CHALLENGE: Only the lines from the start of the data through the line containing "Chart.register(...registerables);" should be written out, exactly as they are, with both ends included and the pictures left out.
[start]
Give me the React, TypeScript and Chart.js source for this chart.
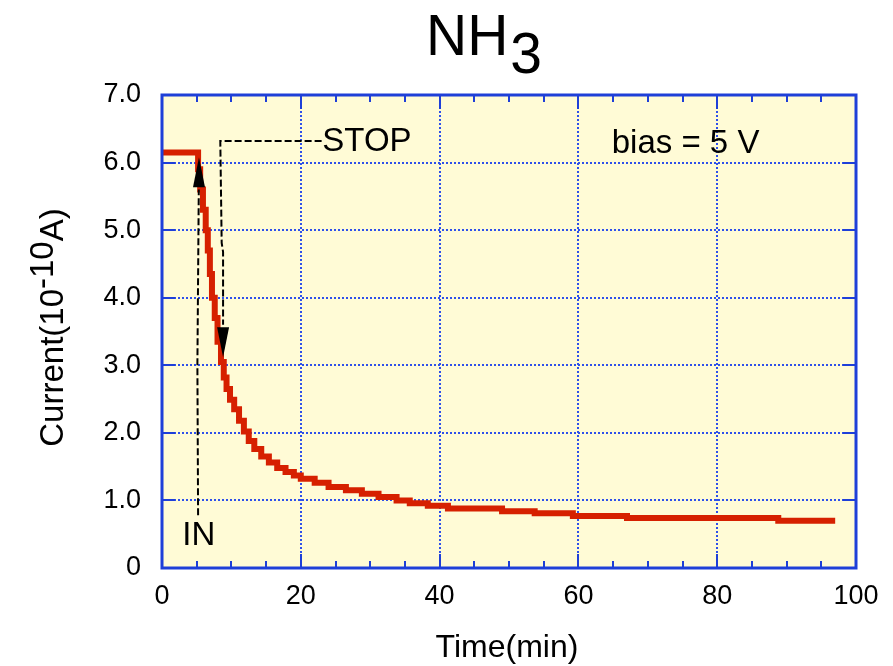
import React, { useEffect, useRef } from "react";
import { Chart, registerables } from "chart.js";

Chart.register(...registerables);

// ---- data ----
// each point: time at which the current steps to the new level
const timeMin = [
  0, 5.2, 5.5, 5.9, 6.3, 6.6, 6.9, 7.2, 7.6, 8.0, 8.5, 8.9, 9.3, 9.8, 10.4,
  11.1, 11.8, 12.5, 13.3, 14.3, 15.4, 16.6, 17.8, 19.0, 20.0, 22.0, 24.0,
  26.5, 28.8, 31.2, 33.8, 35.7, 38.3, 41.2, 49.0, 53.7, 59.2, 67.0, 88.8, 97.0,
];
const currentE10A = [
  6.15, 5.9, 5.6, 5.3, 5.0, 4.7, 4.35, 4.0, 3.7, 3.35, 3.05, 2.82, 2.65, 2.49,
  2.35, 2.18, 2.02, 1.88, 1.76, 1.65, 1.56, 1.48, 1.42, 1.37, 1.32, 1.26, 1.2,
  1.15, 1.1, 1.05, 1.0, 0.96, 0.92, 0.88, 0.84, 0.81, 0.77, 0.74, 0.7, 0.7,
];
const xRange = [0, 100];
const yRange = [0, 7];
const xStep = 20;
const xMinorStep = 5;
const yStep = 1;

const titleMain = "NH";
const titleSub = "3";
const xTitle = "Time(min)";
const yTitleParts = ["Current(10", "-10", "A)"];
const labelIn = "IN";
const labelStop = "STOP";
const labelBias = "bias = 5 V";

const FONT = '"Liberation Sans", Arial, Helvetica, sans-serif';
const BLUE = "#1e3fd8";
const GRID = "#2e50ea";
const RED = "#d62000";

function arrowHead(ctx: CanvasRenderingContext2D, tipX: number, tipY: number, dir: number) {
  // dir: -1 up, +1 down
  const len = 30;
  const half = 6;
  ctx.beginPath();
  ctx.moveTo(tipX, tipY);
  ctx.lineTo(tipX - half, tipY - dir * len);
  ctx.lineTo(tipX + half, tipY - dir * len);
  ctx.closePath();
  ctx.fill();
}

const decorPlugin = {
  id: "decor",
  beforeDraw(chart: any) {
    const { ctx, chartArea: a } = chart;
    ctx.save();
    ctx.fillStyle = "#fffbd6";
    ctx.fillRect(a.left, a.top, a.right - a.left, a.bottom - a.top);
    ctx.restore();
  },
  afterDraw(chart: any) {
    const { ctx, chartArea: a, scales } = chart;
    const xs = scales.x;
    const ys = scales.y;
    ctx.save();

    // ticks (inward)
    ctx.strokeStyle = BLUE;
    ctx.lineWidth = 2;
    ctx.beginPath();
    for (let v = xRange[0]; v <= xRange[1]; v += xMinorStep) {
      const px = Math.round(xs.getPixelForValue(v));
      const major = v % xStep === 0;
      const L = major ? 14 : 7;
      ctx.moveTo(px, a.bottom);
      ctx.lineTo(px, a.bottom - L);
      ctx.moveTo(px, a.top);
      ctx.lineTo(px, a.top + L);
    }
    for (let v = yRange[0]; v <= yRange[1]; v += yStep) {
      const py = Math.round(ys.getPixelForValue(v));
      ctx.moveTo(a.left, py);
      ctx.lineTo(a.left + 13, py);
      ctx.moveTo(a.right, py);
      ctx.lineTo(a.right - 13, py);
    }
    ctx.stroke();

    // frame
    ctx.lineWidth = 3;
    ctx.strokeRect(a.left, a.top, a.right - a.left, a.bottom - a.top);

    // annotations
    const X = (v: number) => xs.getPixelForValue(v);
    const Y = (v: number) => ys.getPixelForValue(v);
    ctx.strokeStyle = "#000";
    ctx.fillStyle = "#000";
    ctx.lineWidth = 2;
    ctx.setLineDash([7, 3]);
    // IN arrow
    ctx.beginPath();
    ctx.moveTo(X(5.2), Y(0.78));
    ctx.lineTo(X(5.1), Y(3.0));
    ctx.lineTo(X(5.3), Y(5.6));
    ctx.stroke();
    // STOP arrow
    ctx.beginPath();
    ctx.moveTo(X(23.0), Y(6.32));
    ctx.lineTo(X(8.4), Y(6.32));
    ctx.lineTo(X(8.6), Y(4.81));
    ctx.lineTo(X(8.8), Y(4.68));
    ctx.lineTo(X(8.8), Y(3.6));
    ctx.stroke();
    ctx.setLineDash([]);
    arrowHead(ctx, X(5.33), Y(6.08), -1);
    arrowHead(ctx, X(8.8), Y(3.12), 1);

    // annotation labels
    ctx.font = `33px ${FONT}`;
    ctx.textBaseline = "middle";
    ctx.textAlign = "left";
    ctx.fillText(labelStop, X(23.1), Y(6.32) + 1);
    ctx.textAlign = "center";
    ctx.fillText(labelIn, X(5.3), Y(0.47));
    ctx.textAlign = "left";
    ctx.textBaseline = "alphabetic";
    ctx.fillText(labelBias, X(64.8), Y(6.15) + 1);

    // title NH3
    ctx.font = `57px ${FONT}`;
    ctx.textAlign = "left";
    ctx.textBaseline = "alphabetic";
    const wMain = ctx.measureText(titleMain).width;
    ctx.fillText(titleMain, 426, 55);
    ctx.fillText(titleSub, 426 + wMain + 2, 73);

    // x title
    ctx.font = `32px ${FONT}`;
    ctx.textAlign = "center";
    ctx.fillText(xTitle, (a.left + a.right) / 2 - 2, 657);

    // y title (rotated, with superscript)
    ctx.font = `33px ${FONT}`;
    ctx.textAlign = "left";
    const widths = yTitleParts.map((t) => ctx.measureText(t).width);
    const total = widths.reduce((s, w) => s + w, 0);
    const cy = (a.top + a.bottom) / 2 - 4;
    ctx.translate(63, cy + total / 2);
    ctx.rotate(-Math.PI / 2);
    let cx = 0;
    yTitleParts.forEach((t, i) => {
      ctx.fillText(t, cx, i === 1 ? -10 : 0);
      cx += widths[i];
    });
    ctx.restore();
  },
};

export default function App() {
  const ref = useRef<HTMLCanvasElement | null>(null);
  useEffect(() => {
    if (!ref.current) return;
    const chart = new Chart(ref.current, {
      type: "line",
      data: {
        datasets: [
          {
            data: timeMin.map((t, i) => ({ x: t, y: currentE10A[i] })),
            borderColor: RED,
            borderWidth: 6,
            pointRadius: 0,
            stepped: "before",
            fill: false,
            clip: 6,
          },
        ],
      },
      options: {
        animation: false,
        responsive: false,
        devicePixelRatio: 1,
        layout: { padding: { top: 95, right: 37, left: 0, bottom: 0 } },
        plugins: { legend: { display: false }, tooltip: { enabled: false }, title: { display: false } },
        scales: {
          x: {
            type: "linear",
            min: xRange[0],
            max: xRange[1],
            afterFit: (s: any) => {
              s.height = 98;
            },
            ticks: {
              stepSize: xStep,
              color: "#000",
              font: { family: FONT, size: 27 },
              padding: 12,
              maxRotation: 0,
              callback: (v: any) => String(v),
            },
            grid: { color: GRID, lineWidth: 2, drawTicks: false },
            border: { display: false, dash: [2, 2] },
          },
          y: {
            type: "linear",
            min: yRange[0],
            max: yRange[1],
            afterFit: (s: any) => {
              s.width = 162;
            },
            ticks: {
              stepSize: yStep,
              color: "#000",
              font: { family: FONT, size: 27 },
              padding: 21,
              callback: (v: any) => (v === 0 ? "0" : Number(v).toFixed(1)),
            },
            grid: { color: GRID, lineWidth: 2, drawTicks: false },
            border: { display: false, dash: [2, 2] },
          },
        },
      },
      plugins: [decorPlugin],
    });
    return () => chart.destroy();
  }, []);
  return (
    <div style={{ position: "absolute", left: 0, top: 0, width: 893, height: 666, background: "#fff" }}>
      <canvas ref={ref} width={893} height={666} />
    </div>
  );
}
[end]
RESULT OF THE EXERCISE:
Give me the React, TypeScript and Chart.js source for this chart.
import React, { useEffect, useRef } from "react";
import { Chart, registerables } from "chart.js";

Chart.register(...registerables);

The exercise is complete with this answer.